** Start Dataset extract **

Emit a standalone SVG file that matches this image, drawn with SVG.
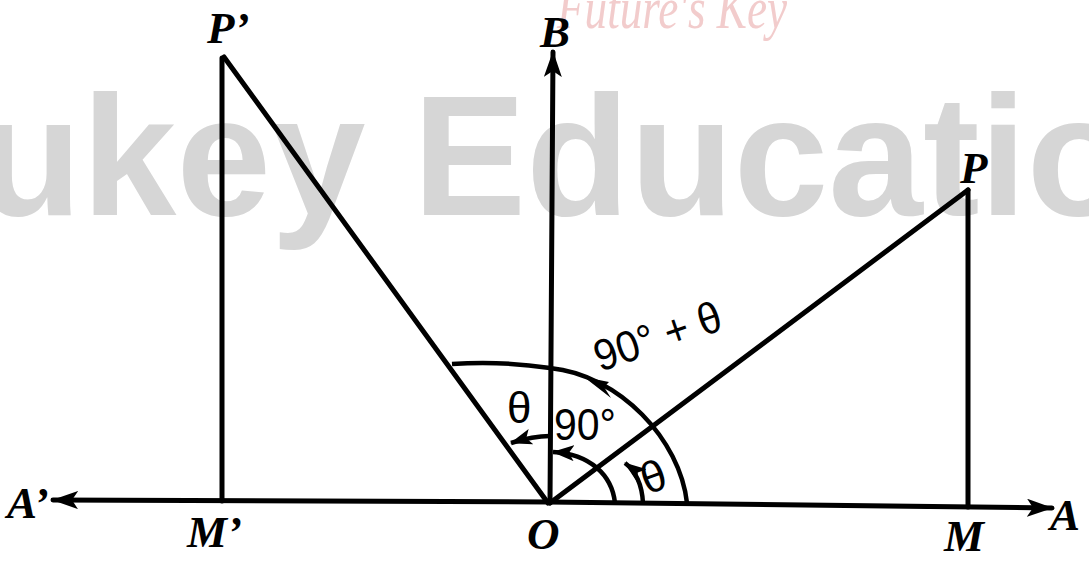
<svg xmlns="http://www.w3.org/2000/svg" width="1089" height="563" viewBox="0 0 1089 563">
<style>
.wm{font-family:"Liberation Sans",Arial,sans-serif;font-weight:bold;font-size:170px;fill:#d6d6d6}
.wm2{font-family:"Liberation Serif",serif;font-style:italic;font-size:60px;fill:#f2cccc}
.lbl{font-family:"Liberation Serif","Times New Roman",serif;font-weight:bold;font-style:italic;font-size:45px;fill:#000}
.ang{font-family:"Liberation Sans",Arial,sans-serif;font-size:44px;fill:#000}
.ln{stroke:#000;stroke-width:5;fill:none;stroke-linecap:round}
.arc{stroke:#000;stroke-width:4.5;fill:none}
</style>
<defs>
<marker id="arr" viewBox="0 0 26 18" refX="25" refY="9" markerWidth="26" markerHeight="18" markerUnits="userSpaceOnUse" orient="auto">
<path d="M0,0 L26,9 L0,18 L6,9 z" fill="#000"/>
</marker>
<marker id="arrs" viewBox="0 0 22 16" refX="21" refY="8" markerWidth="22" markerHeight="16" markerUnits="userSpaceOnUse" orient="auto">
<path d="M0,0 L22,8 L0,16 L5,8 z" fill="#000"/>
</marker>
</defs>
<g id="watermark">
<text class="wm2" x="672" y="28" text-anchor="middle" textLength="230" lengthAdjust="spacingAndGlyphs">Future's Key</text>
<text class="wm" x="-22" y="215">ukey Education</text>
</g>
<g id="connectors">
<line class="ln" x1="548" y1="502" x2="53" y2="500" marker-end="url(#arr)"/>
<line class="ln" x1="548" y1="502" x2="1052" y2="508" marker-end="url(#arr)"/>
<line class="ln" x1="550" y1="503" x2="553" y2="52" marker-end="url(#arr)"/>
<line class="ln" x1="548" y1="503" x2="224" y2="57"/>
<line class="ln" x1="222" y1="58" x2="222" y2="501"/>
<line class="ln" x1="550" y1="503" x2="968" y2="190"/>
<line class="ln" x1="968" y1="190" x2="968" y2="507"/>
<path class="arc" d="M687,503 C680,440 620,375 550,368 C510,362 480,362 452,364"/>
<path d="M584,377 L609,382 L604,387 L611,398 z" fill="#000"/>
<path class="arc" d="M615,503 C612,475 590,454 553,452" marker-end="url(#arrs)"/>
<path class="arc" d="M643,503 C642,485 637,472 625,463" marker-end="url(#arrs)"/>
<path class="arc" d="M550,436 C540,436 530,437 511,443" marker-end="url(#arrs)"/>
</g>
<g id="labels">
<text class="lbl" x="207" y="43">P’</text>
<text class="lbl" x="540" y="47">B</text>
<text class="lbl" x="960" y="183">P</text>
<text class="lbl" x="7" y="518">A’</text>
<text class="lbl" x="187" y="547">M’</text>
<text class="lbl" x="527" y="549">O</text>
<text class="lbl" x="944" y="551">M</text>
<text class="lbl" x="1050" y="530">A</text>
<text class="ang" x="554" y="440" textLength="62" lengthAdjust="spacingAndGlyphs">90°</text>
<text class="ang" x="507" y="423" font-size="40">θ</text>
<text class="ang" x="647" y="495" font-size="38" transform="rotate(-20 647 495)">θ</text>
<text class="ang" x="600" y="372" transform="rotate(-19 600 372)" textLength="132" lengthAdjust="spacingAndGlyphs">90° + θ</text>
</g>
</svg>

** End Dataset extract **

→ **Your instructions**: Go through the material above and print all of it exactly, except the pictures.

→ **Worked solution**:
Emit a standalone SVG file that matches this image, drawn with SVG.
<svg xmlns="http://www.w3.org/2000/svg" width="1089" height="563" viewBox="0 0 1089 563">
<style>
.wm{font-family:"Liberation Sans",Arial,sans-serif;font-weight:bold;font-size:170px;fill:#d6d6d6}
.wm2{font-family:"Liberation Serif",serif;font-style:italic;font-size:60px;fill:#f2cccc}
.lbl{font-family:"Liberation Serif","Times New Roman",serif;font-weight:bold;font-style:italic;font-size:45px;fill:#000}
.ang{font-family:"Liberation Sans",Arial,sans-serif;font-size:44px;fill:#000}
.ln{stroke:#000;stroke-width:5;fill:none;stroke-linecap:round}
.arc{stroke:#000;stroke-width:4.5;fill:none}
</style>
<defs>
<marker id="arr" viewBox="0 0 26 18" refX="25" refY="9" markerWidth="26" markerHeight="18" markerUnits="userSpaceOnUse" orient="auto">
<path d="M0,0 L26,9 L0,18 L6,9 z" fill="#000"/>
</marker>
<marker id="arrs" viewBox="0 0 22 16" refX="21" refY="8" markerWidth="22" markerHeight="16" markerUnits="userSpaceOnUse" orient="auto">
<path d="M0,0 L22,8 L0,16 L5,8 z" fill="#000"/>
</marker>
</defs>
<g id="watermark">
<text class="wm2" x="672" y="28" text-anchor="middle" textLength="230" lengthAdjust="spacingAndGlyphs">Future's Key</text>
<text class="wm" x="-22" y="215">ukey Education</text>
</g>
<g id="connectors">
<line class="ln" x1="548" y1="502" x2="53" y2="500" marker-end="url(#arr)"/>
<line class="ln" x1="548" y1="502" x2="1052" y2="508" marker-end="url(#arr)"/>
<line class="ln" x1="550" y1="503" x2="553" y2="52" marker-end="url(#arr)"/>
<line class="ln" x1="548" y1="503" x2="224" y2="57"/>
<line class="ln" x1="222" y1="58" x2="222" y2="501"/>
<line class="ln" x1="550" y1="503" x2="968" y2="190"/>
<line class="ln" x1="968" y1="190" x2="968" y2="507"/>
<path class="arc" d="M687,503 C680,440 620,375 550,368 C510,362 480,362 452,364"/>
<path d="M584,377 L609,382 L604,387 L611,398 z" fill="#000"/>
<path class="arc" d="M615,503 C612,475 590,454 553,452" marker-end="url(#arrs)"/>
<path class="arc" d="M643,503 C642,485 637,472 625,463" marker-end="url(#arrs)"/>
<path class="arc" d="M550,436 C540,436 530,437 511,443" marker-end="url(#arrs)"/>
</g>
<g id="labels">
<text class="lbl" x="207" y="43">P’</text>
<text class="lbl" x="540" y="47">B</text>
<text class="lbl" x="960" y="183">P</text>
<text class="lbl" x="7" y="518">A’</text>
<text class="lbl" x="187" y="547">M’</text>
<text class="lbl" x="527" y="549">O</text>
<text class="lbl" x="944" y="551">M</text>
<text class="lbl" x="1050" y="530">A</text>
<text class="ang" x="554" y="440" textLength="62" lengthAdjust="spacingAndGlyphs">90°</text>
<text class="ang" x="507" y="423" font-size="40">θ</text>
<text class="ang" x="647" y="495" font-size="38" transform="rotate(-20 647 495)">θ</text>
<text class="ang" x="600" y="372" transform="rotate(-19 600 372)" textLength="132" lengthAdjust="spacingAndGlyphs">90° + θ</text>
</g>
</svg>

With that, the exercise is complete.